A photograph presented near the beginning of the collection taken in Brazzaville shows a boy wearing a white shirt and black gloves playing on a railing above the rushing river. His face is in shadow.
“Ahead of him is the cross on which he is supported, reinterpreted as red elements of iron and painted concrete, On the boy’s body is the infant Christ’s towel, the condemned Christ’s loincloth, the Sudarium of Saint Veronica, the linen shroud of burial: white cloth on a body, the solid-fluid that mediates between the cross and the river. Behind him the river rushes. Is he a type of Christ, or is he an angel (that glove is as intense and uncanny as a pair of wings), or is he Saint Christopher, the Christ bearer at the river’s lip? But all three are carriers, and types of one another too. Like them, the boy moves between metaphors. Suddenly, he lowers his head, his eyes disappear.”
There is much to ponder here. And we are not yet done.
The last photograph in the book is the same scene developed differently.
“Darkness is not empty. While preparing this book, I rescanned the negative of the boy by the Congo. ‘His eyes disappear,’ I had written. But all of a sudden, with slightly altered settings, I could now see his face, his eyes. Darkness is not empty, it is information at rest.”

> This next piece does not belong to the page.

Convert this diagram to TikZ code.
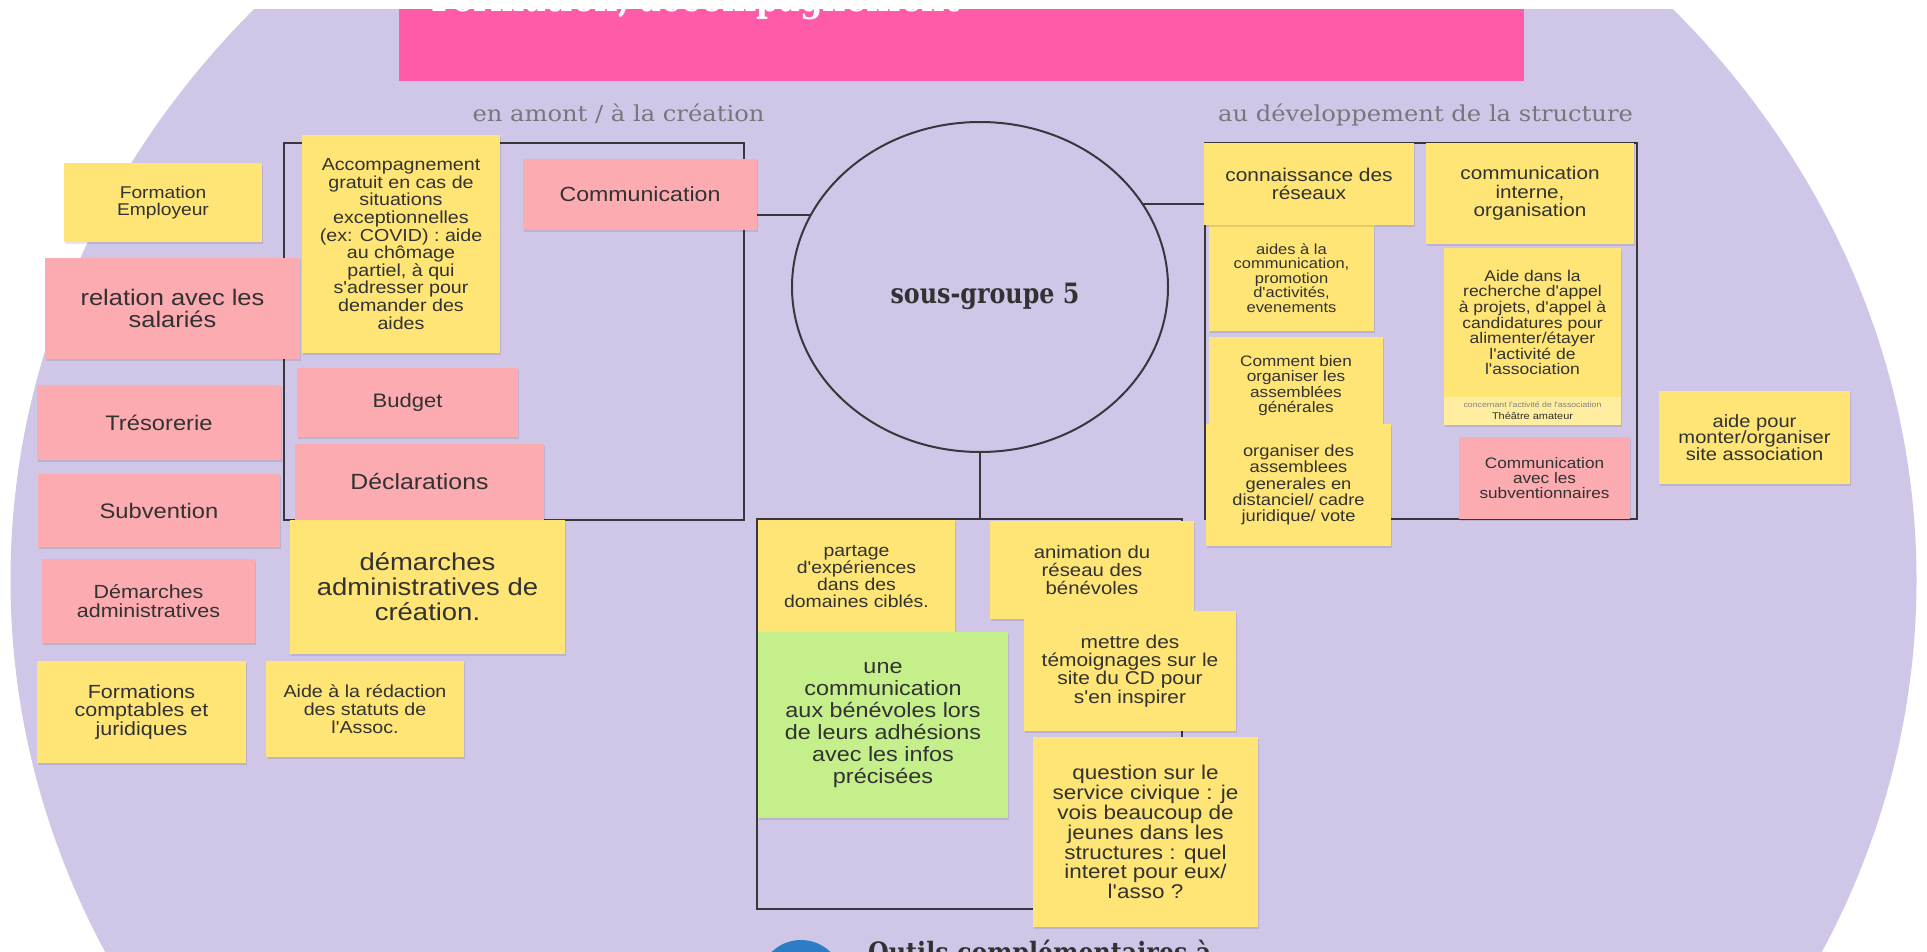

Teju Cole is far from being the first to explore the artistic potential of pairing words and visuals. But his uniquely eclectic take on the marriage opens a window on a whole new way of viewing the world wherein the reader learns to see not only the component parts, but the way these elements relate to each other against a backdrop of the unseen. In the process, you may uncover your own blind spots.